Há ideias que atravessam a história como rios subterrâneos. Invisíveis à superfície, mas profundamente enraizadas no solo da cultura humana. Uma dessas ideias é a de que Deus não seria uma entidade exterior, mas um arquétipo – uma imagem profunda, uma projeção nascida da psique humana em sua ânsia ancestral por sentido.
A proposta de que Deus é, antes de tudo, uma criação simbólica, não pretende negá-lo, mas desnudá-lo. Desvesti-lo de seus mantos de poder institucionalizado para contemplá-lo como um reflexo da alma. O ser humano, confrontado com a vastidão do desconhecido – os raios, os astros, a morte, o amor, a origem – ergueu a cabeça ao céu e viu nele o espelho de suas próprias inquietações. Criou, então, o divino à sua imagem e semelhança, ao contrário do que afirma a tradição religiosa.

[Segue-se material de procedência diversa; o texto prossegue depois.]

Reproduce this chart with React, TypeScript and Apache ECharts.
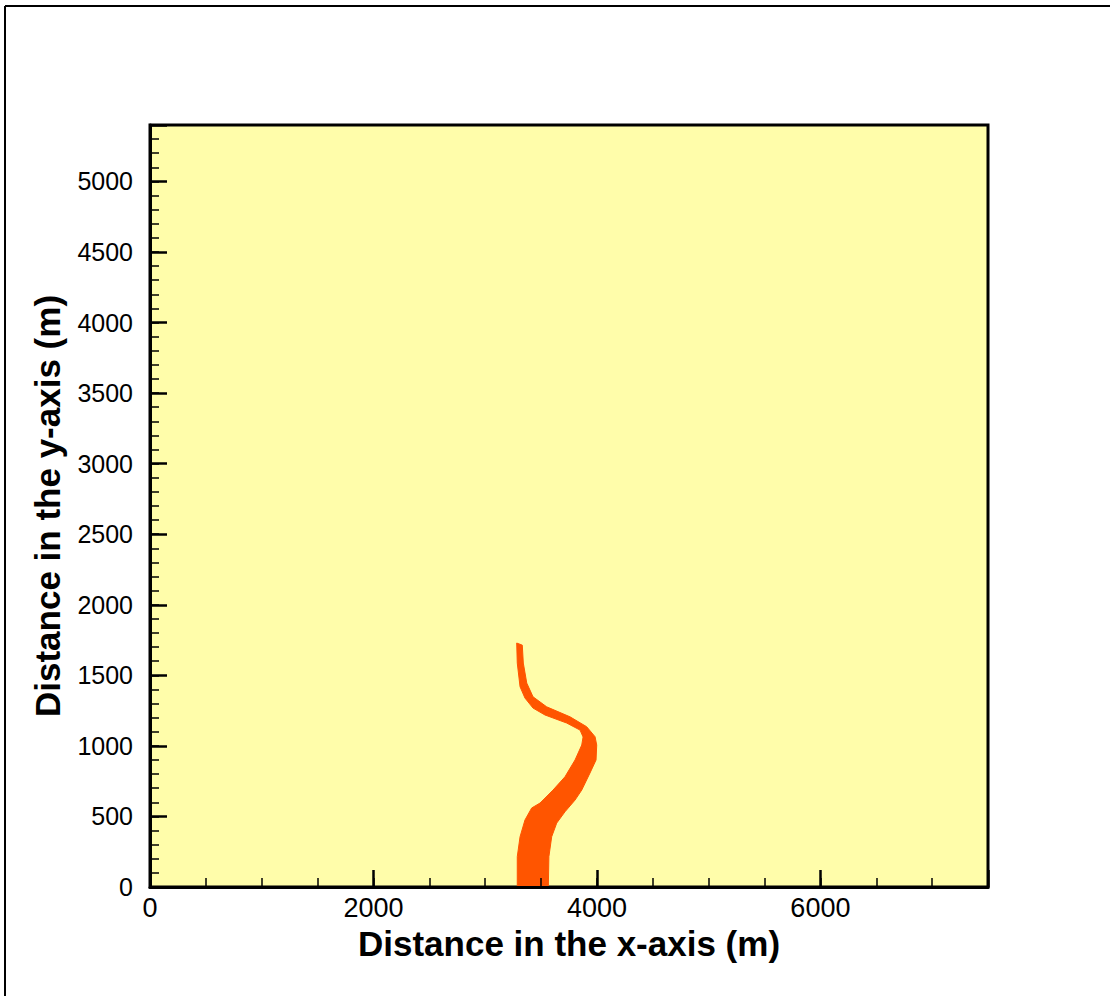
import React, { useEffect, useRef } from "react";
import * as echarts from "echarts";

// Axis ranges and tick spacing
const xRange = [0, 7500];
const yRange = [0, 5400];
const xMajorStep = 2000;
const xMinorStep = 500;
const yMajorStep = 500;
const yMinorStep = 100;

// Plume outline: left edge from tip down to the base (x, y in metres)
const leftEdgeX = [3282, 3287, 3312, 3356, 3428, 3535, 3729, 3849, 3876, 3864, 3804, 3714, 3607, 3491, 3416, 3356, 3312, 3287, 3287];
const leftEdgeY = [1729, 1587, 1419, 1339, 1268, 1219, 1162, 1112, 1063, 1006, 900, 781, 687, 595, 560, 475, 356, 215, 0];
// Right edge from tip down to the base
const rightEdgeX = [3332, 3341, 3372, 3428, 3550, 3759, 3908, 3983, 3998, 3992, 3938, 3864, 3804, 3714, 3640, 3595, 3570, 3565];
const rightEdgeY = [1714, 1587, 1445, 1348, 1277, 1206, 1136, 1065, 1006, 900, 808, 687, 616, 533, 453, 356, 215, 0];

const FONT = "'Liberation Sans', Arial, sans-serif";

export default function App() {
  const ref = useRef<HTMLDivElement>(null);

  useEffect(() => {
    if (!ref.current) return;
    const chart = echarts.init(ref.current, null, { renderer: "svg" });

    // closed polygon: left edge downwards, right edge back upwards
    const outline: number[][] = [];
    leftEdgeX.forEach((x, i) => outline.push([x, leftEdgeY[i]]));
    for (let i = rightEdgeX.length - 1; i >= 0; i--) outline.push([rightEdgeX[i], rightEdgeY[i]]);

    chart.setOption({
      animation: false,
      backgroundColor: "#ffffff",
      grid: {
        left: 150,
        right: 122,
        top: 125,
        bottom: 109,
        show: true,
        backgroundColor: "#FFFDAA",
        borderColor: "#000000",
        borderWidth: 3,
        z: 0,
      },
      xAxis: [
        {
          type: "value",
          position: "bottom",
          min: xRange[0],
          max: xRange[1],
          interval: xMajorStep,
          splitLine: { show: false },
          axisLine: { show: true, lineStyle: { color: "#000", width: 3 } },
          axisTick: { show: true, inside: true, length: 17, lineStyle: { color: "#000", width: 2.5 } },
          axisLabel: {
            color: "#000",
            fontSize: 27,
            fontFamily: FONT,
            margin: 7,
            formatter: (v: number) => (v % xMajorStep === 0 ? String(v) : ""),
          },
          name: "Distance in the x-axis (m)",
          nameLocation: "middle",
          nameGap: 33,
          nameTextStyle: { color: "#000", fontSize: 35, fontWeight: "bold", fontFamily: FONT },
          z: 5,
        },
        {
          type: "value",
          position: "bottom",
          min: xRange[0],
          max: xRange[1],
          interval: xMinorStep,
          splitLine: { show: false },
          axisLine: { show: false },
          axisTick: { show: true, inside: true, length: 9, lineStyle: { color: "#000", width: 1.5 } },
          axisLabel: { show: false },
          z: 5,
        },
      ],
      yAxis: [
        {
          type: "value",
          position: "left",
          min: yRange[0],
          max: yRange[1],
          interval: yMajorStep,
          splitLine: { show: false },
          axisLine: { show: true, lineStyle: { color: "#000", width: 3 } },
          axisTick: { show: true, inside: true, length: 17, lineStyle: { color: "#000", width: 2.5 } },
          axisLabel: {
            color: "#000",
            fontSize: 25,
            fontFamily: FONT,
            margin: 17,
            formatter: (v: number) => (v % yMajorStep === 0 ? String(v) : ""),
          },
          name: "Distance in the y-axis (m)",
          nameLocation: "middle",
          nameGap: 85,
          nameTextStyle: { color: "#000", fontSize: 35, fontWeight: "bold", fontFamily: FONT },
          z: 5,
        },
        {
          type: "value",
          position: "left",
          min: yRange[0],
          max: yRange[1],
          interval: yMinorStep,
          splitLine: { show: false },
          axisLine: { show: false },
          axisTick: { show: true, inside: true, length: 9, lineStyle: { color: "#000", width: 1.5 } },
          axisLabel: { show: false },
          z: 5,
        },
      ],
      series: [
        {
          type: "custom",
          xAxisIndex: 0,
          yAxisIndex: 0,
          clip: true,
          data: [[0, 0]],
          renderItem: (_params: any, api: any) => ({
            type: "polygon",
            shape: { points: outline.map((p) => api.coord(p)) },
            style: { fill: "#FF5500", stroke: "#FF5500", lineWidth: 1 },
          }),
          z: 2,
        },
      ],
      graphic: [
        { type: "line", shape: { x1: 5, y1: 6, x2: 1110, y2: 6 }, style: { stroke: "#000", lineWidth: 2 } },
        { type: "line", shape: { x1: 5, y1: 6, x2: 5, y2: 996 }, style: { stroke: "#000", lineWidth: 2 } },
      ],
    });

    return () => chart.dispose();
  }, []);

  return (
    <div
      ref={ref}
      style={{ position: "absolute", left: 0, top: 0, width: 1110, height: 996 }}
    />
  );
}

Esse Deus-arquétipo é maleável, múltiplo, contraditório. Em tempos de guerra, é o Senhor dos Exércitos. Em tempos de escassez, é o Provedor. Em tempos de desespero, é o Pai misericordioso. Deus é uma tela onde pintamos nossas carências, nossos medos e nossos sonhos. Jung compreendeu isso com precisão ao descrever o arquétipo do Self como a totalidade da psique, a imagem de Deus em nós. Não um deus factual, mas uma presença simbólica que estrutura o psiquismo humano.
As mitologias, os dogmas, as escrituras – todos eles são tentativas poéticas de conter o inominável. Mas o indizível escapa, e o que resta é o símbolo. E o símbolo é vivo: pulsa com os afetos da humanidade. O Deus do deserto não é o mesmo da floresta tropical. O Deus do monge não é o mesmo da mãe que chora no parto. Cada cultura molda seus deuses como molda seus heróis: para explicar, justificar ou transformar a dor do mundo.
Essa abordagem, porém, não é isenta de riscos. Reduzir Deus a projeção pode ser visto como profanação por aqueles que ainda esperam o milagre, o juízo ou o perdão. Mas talvez o verdadeiro sagrado resida justamente aí: na capacidade humana de criar símbolos tão poderosos que, ao serem criados, passam a nos criar.
Não é blasfêmia enxergar Deus como arquétipo. É, talvez, o mais profundo ato de humildade: reconhecer que o céu que apontamos com o dedo é também o abismo que carregamos dentro do peito. O Deus que buscamos lá fora é o eco do silêncio interior. E, ao compreender isso, não o matamos — o reencontramos.
Nesta resenha da ideia, que é ao mesmo tempo crítica e reverência, vislumbramos um Deus que não está fora, mas em torno — e dentro. Não um velho nos céus, mas um espelho arquetípico onde a humanidade tenta se ver com nitidez. E talvez, nesse reflexo, resida não a resposta, mas o verdadeiro mistério.